Amazon.com Inc., the world’s largest Internet retailer, this week reported a 22 percent jump in fourth-quarter in sales as more shoppers turned to its broad product selection and speedy shipping for holiday gifts.
Recent reports signal consumer confidence and spending may cool this quarter, in part due to changes in fiscal policy. Congress on Jan. 1 let the payroll tax revert to 6.2 percent from 4.2 percent while avoiding broad-based income tax increases. Lawmakers are now wrangling over spending reductions scheduled for March 1 that threaten to further slow the economy.
The Bloomberg Consumer Comfort Index declined to minus 36.4 in the week ended Jan. 20, the weakest since early October, from minus 35.5 the prior period. The measure has fallen for three straight weeks, the longest slump since August.
At the same time, hiring is improving. Labor Department data may show tomorrow that payrolls grew by 165,000 in January after rising 155,000 the prior month, according to the Bloomberg survey median. Unemployment may have held at 7.8 percent, economists predicted.

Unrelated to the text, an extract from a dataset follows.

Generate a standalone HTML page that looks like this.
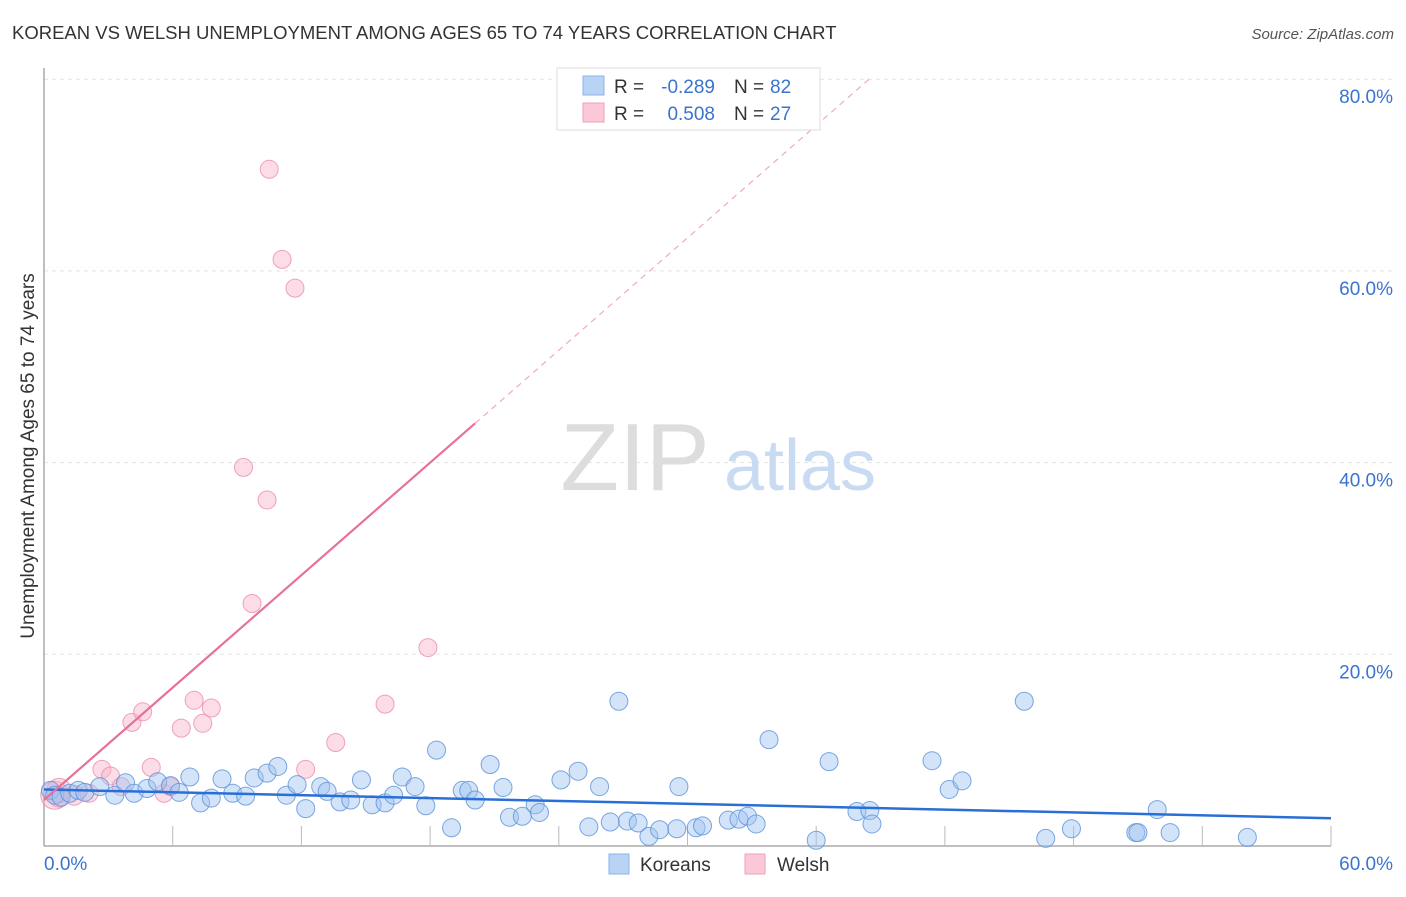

Automobile purchases are leading the pickup in demand as Americans replace older vehicles and automakers offer new models. Cars and light trucks sales in November and December posted the best back-to-back showing since early 2008, according to Ward’s Automotive Group.
Ford Motor Co., which has introduced five new electric-powered models in the past year, expects its sales of hybrid vehicles to surge by fivefold in January to start a record year for the company.
Today’s figures also showed price pressures are contained. An index of inflation tied to spending patterns was unchanged in December from the prior month.